**WHAT IS BEING ASKED:** Reproduce the data below in full and exclude every picture.
Start of GIVEN DATA
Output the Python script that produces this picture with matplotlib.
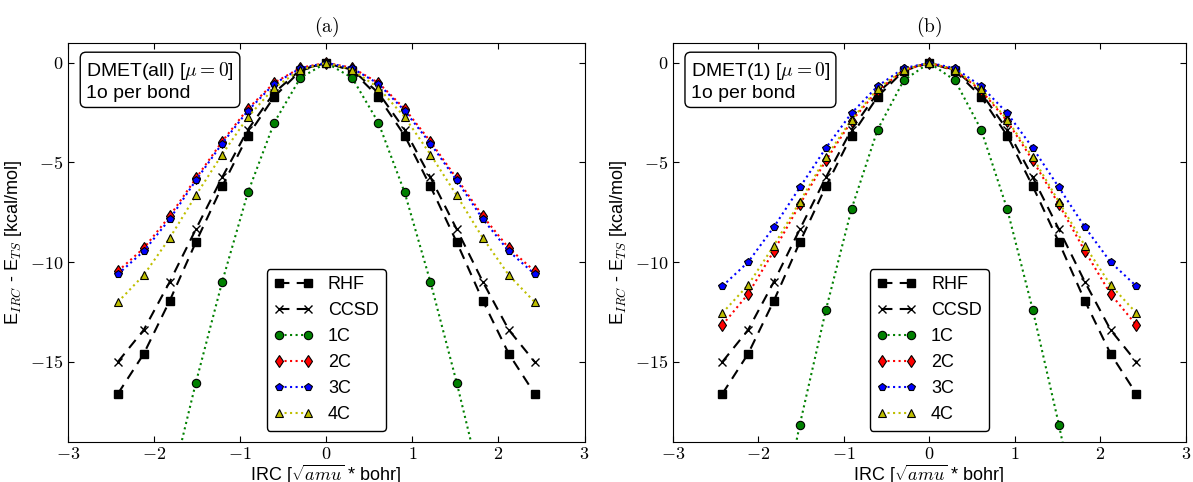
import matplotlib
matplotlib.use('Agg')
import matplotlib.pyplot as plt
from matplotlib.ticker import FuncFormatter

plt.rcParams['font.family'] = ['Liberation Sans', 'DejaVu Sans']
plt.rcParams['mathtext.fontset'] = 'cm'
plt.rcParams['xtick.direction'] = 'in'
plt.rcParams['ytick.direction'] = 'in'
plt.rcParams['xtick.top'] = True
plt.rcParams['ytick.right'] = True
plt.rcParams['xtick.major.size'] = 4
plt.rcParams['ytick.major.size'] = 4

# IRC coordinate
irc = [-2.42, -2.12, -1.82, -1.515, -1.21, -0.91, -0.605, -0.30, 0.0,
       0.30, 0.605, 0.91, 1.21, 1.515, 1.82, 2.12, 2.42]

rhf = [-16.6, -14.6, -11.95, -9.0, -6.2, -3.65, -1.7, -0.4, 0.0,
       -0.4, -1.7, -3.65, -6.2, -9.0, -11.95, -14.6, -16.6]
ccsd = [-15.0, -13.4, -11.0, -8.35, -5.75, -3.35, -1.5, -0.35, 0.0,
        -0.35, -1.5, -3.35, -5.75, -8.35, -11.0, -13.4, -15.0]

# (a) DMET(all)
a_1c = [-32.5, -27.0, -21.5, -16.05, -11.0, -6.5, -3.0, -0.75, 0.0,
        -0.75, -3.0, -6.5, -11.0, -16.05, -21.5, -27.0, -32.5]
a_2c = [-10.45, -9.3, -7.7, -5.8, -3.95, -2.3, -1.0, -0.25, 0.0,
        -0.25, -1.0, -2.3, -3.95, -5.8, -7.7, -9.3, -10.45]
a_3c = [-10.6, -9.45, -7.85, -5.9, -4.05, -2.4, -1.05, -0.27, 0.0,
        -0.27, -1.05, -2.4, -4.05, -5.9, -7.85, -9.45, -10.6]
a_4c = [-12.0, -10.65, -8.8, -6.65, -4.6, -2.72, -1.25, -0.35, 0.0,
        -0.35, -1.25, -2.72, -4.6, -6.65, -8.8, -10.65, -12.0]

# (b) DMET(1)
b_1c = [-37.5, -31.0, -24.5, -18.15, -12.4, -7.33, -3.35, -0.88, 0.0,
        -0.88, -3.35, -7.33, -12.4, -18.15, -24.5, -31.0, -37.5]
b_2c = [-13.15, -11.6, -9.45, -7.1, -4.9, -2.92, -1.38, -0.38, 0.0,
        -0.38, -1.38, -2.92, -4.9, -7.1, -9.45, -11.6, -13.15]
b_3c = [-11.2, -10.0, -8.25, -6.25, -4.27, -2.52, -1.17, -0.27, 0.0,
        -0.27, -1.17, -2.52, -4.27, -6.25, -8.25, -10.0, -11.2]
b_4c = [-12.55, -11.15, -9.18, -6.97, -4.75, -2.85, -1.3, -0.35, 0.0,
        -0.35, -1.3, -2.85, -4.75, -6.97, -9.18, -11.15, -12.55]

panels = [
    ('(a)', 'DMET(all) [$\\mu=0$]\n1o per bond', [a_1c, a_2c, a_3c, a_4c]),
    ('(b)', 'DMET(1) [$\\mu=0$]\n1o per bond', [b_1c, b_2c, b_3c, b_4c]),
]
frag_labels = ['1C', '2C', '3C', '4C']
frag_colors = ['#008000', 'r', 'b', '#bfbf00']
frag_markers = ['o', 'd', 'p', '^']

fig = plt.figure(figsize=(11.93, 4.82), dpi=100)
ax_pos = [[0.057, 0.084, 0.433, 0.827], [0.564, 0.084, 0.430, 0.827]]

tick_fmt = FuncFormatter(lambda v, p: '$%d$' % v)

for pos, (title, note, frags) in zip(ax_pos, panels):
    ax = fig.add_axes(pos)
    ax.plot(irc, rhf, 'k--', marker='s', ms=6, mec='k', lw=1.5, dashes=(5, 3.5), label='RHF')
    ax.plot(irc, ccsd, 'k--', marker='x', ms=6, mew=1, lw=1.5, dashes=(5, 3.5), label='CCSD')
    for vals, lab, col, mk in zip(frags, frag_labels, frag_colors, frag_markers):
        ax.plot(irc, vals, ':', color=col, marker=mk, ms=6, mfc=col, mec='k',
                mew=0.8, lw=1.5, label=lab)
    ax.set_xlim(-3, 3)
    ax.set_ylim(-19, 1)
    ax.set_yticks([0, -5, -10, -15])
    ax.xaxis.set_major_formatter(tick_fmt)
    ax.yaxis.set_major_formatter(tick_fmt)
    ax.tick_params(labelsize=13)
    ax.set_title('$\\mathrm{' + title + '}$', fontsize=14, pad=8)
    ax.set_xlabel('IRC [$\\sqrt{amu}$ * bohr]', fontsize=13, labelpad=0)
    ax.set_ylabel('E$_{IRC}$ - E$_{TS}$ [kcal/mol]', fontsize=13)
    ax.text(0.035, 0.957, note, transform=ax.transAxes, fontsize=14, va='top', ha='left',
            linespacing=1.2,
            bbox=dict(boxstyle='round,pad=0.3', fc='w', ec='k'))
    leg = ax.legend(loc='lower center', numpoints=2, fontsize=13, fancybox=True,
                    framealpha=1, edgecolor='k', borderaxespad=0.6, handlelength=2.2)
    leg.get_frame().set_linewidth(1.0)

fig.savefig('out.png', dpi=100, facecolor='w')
End of GIVEN DATA
**SOLVED PROBLEM:**
Output the Python script that produces this picture with matplotlib.
import matplotlib
matplotlib.use('Agg')
import matplotlib.pyplot as plt
from matplotlib.ticker import FuncFormatter

plt.rcParams['font.family'] = ['Liberation Sans', 'DejaVu Sans']
plt.rcParams['mathtext.fontset'] = 'cm'
plt.rcParams['xtick.direction'] = 'in'
plt.rcParams['ytick.direction'] = 'in'
plt.rcParams['xtick.top'] = True
plt.rcParams['ytick.right'] = True
plt.rcParams['xtick.major.size'] = 4
plt.rcParams['ytick.major.size'] = 4

# IRC coordinate
irc = [-2.42, -2.12, -1.82, -1.515, -1.21, -0.91, -0.605, -0.30, 0.0,
       0.30, 0.605, 0.91, 1.21, 1.515, 1.82, 2.12, 2.42]

rhf = [-16.6, -14.6, -11.95, -9.0, -6.2, -3.65, -1.7, -0.4, 0.0,
       -0.4, -1.7, -3.65, -6.2, -9.0, -11.95, -14.6, -16.6]
ccsd = [-15.0, -13.4, -11.0, -8.35, -5.75, -3.35, -1.5, -0.35, 0.0,
        -0.35, -1.5, -3.35, -5.75, -8.35, -11.0, -13.4, -15.0]

# (a) DMET(all)
a_1c = [-32.5, -27.0, -21.5, -16.05, -11.0, -6.5, -3.0, -0.75, 0.0,
        -0.75, -3.0, -6.5, -11.0, -16.05, -21.5, -27.0, -32.5]
a_2c = [-10.45, -9.3, -7.7, -5.8, -3.95, -2.3, -1.0, -0.25, 0.0,
        -0.25, -1.0, -2.3, -3.95, -5.8, -7.7, -9.3, -10.45]
a_3c = [-10.6, -9.45, -7.85, -5.9, -4.05, -2.4, -1.05, -0.27, 0.0,
        -0.27, -1.05, -2.4, -4.05, -5.9, -7.85, -9.45, -10.6]
a_4c = [-12.0, -10.65, -8.8, -6.65, -4.6, -2.72, -1.25, -0.35, 0.0,
        -0.35, -1.25, -2.72, -4.6, -6.65, -8.8, -10.65, -12.0]

# (b) DMET(1)
b_1c = [-37.5, -31.0, -24.5, -18.15, -12.4, -7.33, -3.35, -0.88, 0.0,
        -0.88, -3.35, -7.33, -12.4, -18.15, -24.5, -31.0, -37.5]
b_2c = [-13.15, -11.6, -9.45, -7.1, -4.9, -2.92, -1.38, -0.38, 0.0,
        -0.38, -1.38, -2.92, -4.9, -7.1, -9.45, -11.6, -13.15]
b_3c = [-11.2, -10.0, -8.25, -6.25, -4.27, -2.52, -1.17, -0.27, 0.0,
        -0.27, -1.17, -2.52, -4.27, -6.25, -8.25, -10.0, -11.2]
b_4c = [-12.55, -11.15, -9.18, -6.97, -4.75, -2.85, -1.3, -0.35, 0.0,
        -0.35, -1.3, -2.85, -4.75, -6.97, -9.18, -11.15, -12.55]

panels = [
    ('(a)', 'DMET(all) [$\\mu=0$]\n1o per bond', [a_1c, a_2c, a_3c, a_4c]),
    ('(b)', 'DMET(1) [$\\mu=0$]\n1o per bond', [b_1c, b_2c, b_3c, b_4c]),
]
frag_labels = ['1C', '2C', '3C', '4C']
frag_colors = ['#008000', 'r', 'b', '#bfbf00']
frag_markers = ['o', 'd', 'p', '^']

fig = plt.figure(figsize=(11.93, 4.82), dpi=100)
ax_pos = [[0.057, 0.084, 0.433, 0.827], [0.564, 0.084, 0.430, 0.827]]

tick_fmt = FuncFormatter(lambda v, p: '$%d$' % v)

for pos, (title, note, frags) in zip(ax_pos, panels):
    ax = fig.add_axes(pos)
    ax.plot(irc, rhf, 'k--', marker='s', ms=6, mec='k', lw=1.5, dashes=(5, 3.5), label='RHF')
    ax.plot(irc, ccsd, 'k--', marker='x', ms=6, mew=1, lw=1.5, dashes=(5, 3.5), label='CCSD')
    for vals, lab, col, mk in zip(frags, frag_labels, frag_colors, frag_markers):
        ax.plot(irc, vals, ':', color=col, marker=mk, ms=6, mfc=col, mec='k',
                mew=0.8, lw=1.5, label=lab)
    ax.set_xlim(-3, 3)
    ax.set_ylim(-19, 1)
    ax.set_yticks([0, -5, -10, -15])
    ax.xaxis.set_major_formatter(tick_fmt)
    ax.yaxis.set_major_formatter(tick_fmt)
    ax.tick_params(labelsize=13)
    ax.set_title('$\\mathrm{' + title + '}$', fontsize=14, pad=8)
    ax.set_xlabel('IRC [$\\sqrt{amu}$ * bohr]', fontsize=13, labelpad=0)
    ax.set_ylabel('E$_{IRC}$ - E$_{TS}$ [kcal/mol]', fontsize=13)
    ax.text(0.035, 0.957, note, transform=ax.transAxes, fontsize=14, va='top', ha='left',
            linespacing=1.2,
            bbox=dict(boxstyle='round,pad=0.3', fc='w', ec='k'))
    leg = ax.legend(loc='lower center', numpoints=2, fontsize=13, fancybox=True,
                    framealpha=1, edgecolor='k', borderaxespad=0.6, handlelength=2.2)
    leg.get_frame().set_linewidth(1.0)

fig.savefig('out.png', dpi=100, facecolor='w')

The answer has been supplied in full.